When the results were released, the headmaster called Dermot into her office. She was a “gruff” woman. She immediately accused his class of cheating–none of the teachers could imagine any other way they had succeeded.

Two boys were called in. These boys from the lowest rung of the academic ladder proceeded to teach their headmaster about the great Shakespearean work of Macbeth in detail. She had to believe them. They had succeeded.

Dermot still keeps the letters of the parents of that class of boys. Letters about the pride in their sons as they carried those As home from school. Their understanding that they were good at English. That their brains had incredible capacity.

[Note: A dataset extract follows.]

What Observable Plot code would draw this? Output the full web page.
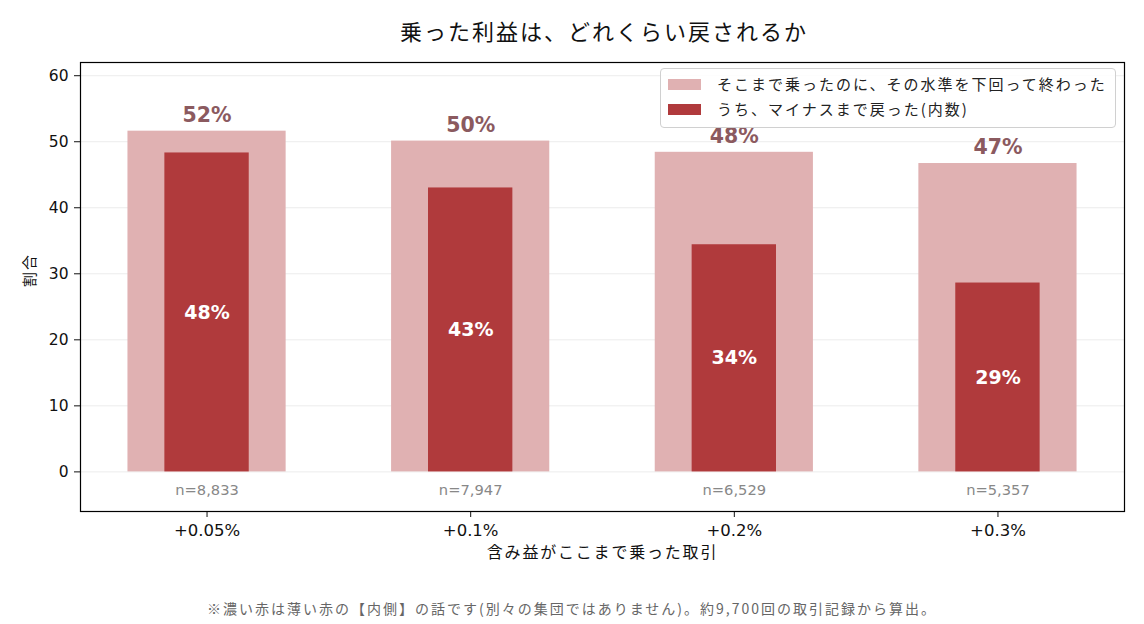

By the end of the lecture, (especially after a youtube video about the brokenness and unimagination of the current education system that worked as a call to action,) our class of American students wanted to stand up and cheer. We had been convinced. Dermot told us that we were role models for the Irish children we were about to meet.

I can only hope that someday I will have the impact Dermot did on even one child. I went to Scoil Brihde on my first day hoping for this sort of impression. But, not surprisingly, I was slightly uncomfortable and out of place. These things take time. Listening to fellow tutors who were placed in the fifth grade classroom and told tales of swearing preteens who stabbed one another with pencils and refused to do any work, I felt fortunate. How would I deal with that situation? With an Irish student who proclaims himself a “traveler” and defies with slitted eyes all attempts to encourage him that he can go to college? (The experience of a girl from Massachusetts as she tried to help a student with his maths today.)

I know that I will have many stories to tell and learn from by the end of these four months in Galway. They will be filled with connections and observations and the truth that only children can reveal.

I do not pretend to think it will be easy, but I know it will be packed with meaning. I’m looking forward to asking Tommy about his week when I return next Wednesday.